Please transcribe the data that follows without the pictures, keeping every word the same.
====== MATERIAL PROVIDED ======
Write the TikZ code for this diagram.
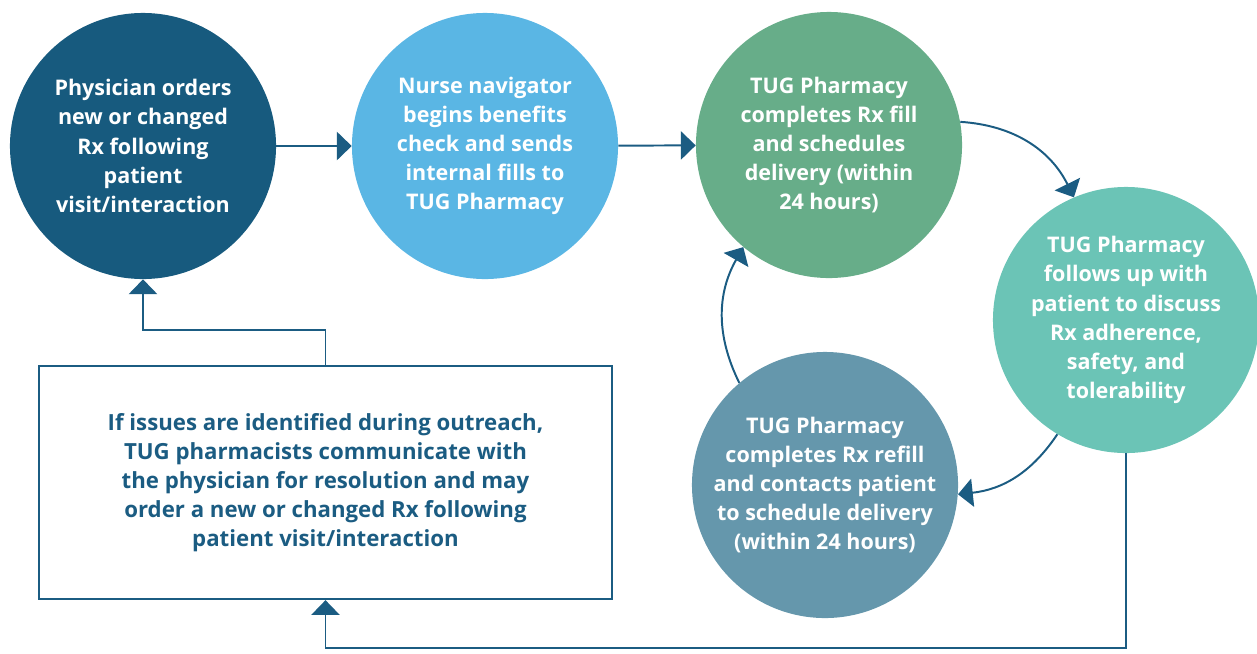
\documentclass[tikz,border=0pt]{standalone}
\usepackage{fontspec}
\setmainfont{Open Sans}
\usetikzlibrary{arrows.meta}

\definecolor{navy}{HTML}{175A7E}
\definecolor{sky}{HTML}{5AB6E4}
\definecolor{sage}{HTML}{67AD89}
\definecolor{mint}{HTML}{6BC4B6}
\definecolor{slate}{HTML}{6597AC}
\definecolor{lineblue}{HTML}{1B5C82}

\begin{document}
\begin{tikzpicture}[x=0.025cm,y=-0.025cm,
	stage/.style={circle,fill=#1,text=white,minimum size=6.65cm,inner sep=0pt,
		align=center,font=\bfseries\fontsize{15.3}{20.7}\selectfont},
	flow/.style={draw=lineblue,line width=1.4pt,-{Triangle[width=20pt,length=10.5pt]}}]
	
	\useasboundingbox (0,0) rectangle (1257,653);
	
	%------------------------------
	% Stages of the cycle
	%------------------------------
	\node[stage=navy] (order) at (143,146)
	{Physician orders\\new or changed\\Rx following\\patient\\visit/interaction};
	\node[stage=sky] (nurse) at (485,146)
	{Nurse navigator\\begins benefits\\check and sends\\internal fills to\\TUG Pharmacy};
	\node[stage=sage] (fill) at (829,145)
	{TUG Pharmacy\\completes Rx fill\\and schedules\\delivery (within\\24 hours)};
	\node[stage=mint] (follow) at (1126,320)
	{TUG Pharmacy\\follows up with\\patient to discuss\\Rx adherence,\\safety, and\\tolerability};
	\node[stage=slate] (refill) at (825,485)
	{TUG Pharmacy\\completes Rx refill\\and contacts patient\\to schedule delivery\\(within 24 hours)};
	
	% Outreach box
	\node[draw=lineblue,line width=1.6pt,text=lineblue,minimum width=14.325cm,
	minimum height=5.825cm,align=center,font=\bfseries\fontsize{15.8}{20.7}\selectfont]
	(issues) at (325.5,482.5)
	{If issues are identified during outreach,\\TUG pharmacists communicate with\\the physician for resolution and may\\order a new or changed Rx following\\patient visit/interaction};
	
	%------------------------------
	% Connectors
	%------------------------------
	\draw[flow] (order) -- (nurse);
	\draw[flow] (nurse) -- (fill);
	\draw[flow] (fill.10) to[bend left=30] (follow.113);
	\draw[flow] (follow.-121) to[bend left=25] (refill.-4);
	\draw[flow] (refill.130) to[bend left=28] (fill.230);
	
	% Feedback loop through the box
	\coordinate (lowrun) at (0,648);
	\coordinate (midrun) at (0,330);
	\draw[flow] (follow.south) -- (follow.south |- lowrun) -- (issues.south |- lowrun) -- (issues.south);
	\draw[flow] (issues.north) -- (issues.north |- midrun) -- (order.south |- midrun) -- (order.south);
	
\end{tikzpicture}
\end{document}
======
## WORKED ANSWER
Write the TikZ code for this diagram.
\documentclass[tikz,border=0pt]{standalone}
\usepackage{fontspec}
\setmainfont{Open Sans}
\usetikzlibrary{arrows.meta}

\definecolor{navy}{HTML}{175A7E}
\definecolor{sky}{HTML}{5AB6E4}
\definecolor{sage}{HTML}{67AD89}
\definecolor{mint}{HTML}{6BC4B6}
\definecolor{slate}{HTML}{6597AC}
\definecolor{lineblue}{HTML}{1B5C82}

\begin{document}
\begin{tikzpicture}[x=0.025cm,y=-0.025cm,
	stage/.style={circle,fill=#1,text=white,minimum size=6.65cm,inner sep=0pt,
		align=center,font=\bfseries\fontsize{15.3}{20.7}\selectfont},
	flow/.style={draw=lineblue,line width=1.4pt,-{Triangle[width=20pt,length=10.5pt]}}]
	
	\useasboundingbox (0,0) rectangle (1257,653);
	
	%------------------------------
	% Stages of the cycle
	%------------------------------
	\node[stage=navy] (order) at (143,146)
	{Physician orders\\new or changed\\Rx following\\patient\\visit/interaction};
	\node[stage=sky] (nurse) at (485,146)
	{Nurse navigator\\begins benefits\\check and sends\\internal fills to\\TUG Pharmacy};
	\node[stage=sage] (fill) at (829,145)
	{TUG Pharmacy\\completes Rx fill\\and schedules\\delivery (within\\24 hours)};
	\node[stage=mint] (follow) at (1126,320)
	{TUG Pharmacy\\follows up with\\patient to discuss\\Rx adherence,\\safety, and\\tolerability};
	\node[stage=slate] (refill) at (825,485)
	{TUG Pharmacy\\completes Rx refill\\and contacts patient\\to schedule delivery\\(within 24 hours)};
	
	% Outreach box
	\node[draw=lineblue,line width=1.6pt,text=lineblue,minimum width=14.325cm,
	minimum height=5.825cm,align=center,font=\bfseries\fontsize{15.8}{20.7}\selectfont]
	(issues) at (325.5,482.5)
	{If issues are identified during outreach,\\TUG pharmacists communicate with\\the physician for resolution and may\\order a new or changed Rx following\\patient visit/interaction};
	
	%------------------------------
	% Connectors
	%------------------------------
	\draw[flow] (order) -- (nurse);
	\draw[flow] (nurse) -- (fill);
	\draw[flow] (fill.10) to[bend left=30] (follow.113);
	\draw[flow] (follow.-121) to[bend left=25] (refill.-4);
	\draw[flow] (refill.130) to[bend left=28] (fill.230);
	
	% Feedback loop through the box
	\coordinate (lowrun) at (0,648);
	\coordinate (midrun) at (0,330);
	\draw[flow] (follow.south) -- (follow.south |- lowrun) -- (issues.south |- lowrun) -- (issues.south);
	\draw[flow] (issues.north) -- (issues.north |- midrun) -- (order.south |- midrun) -- (order.south);
	
\end{tikzpicture}
\end{document}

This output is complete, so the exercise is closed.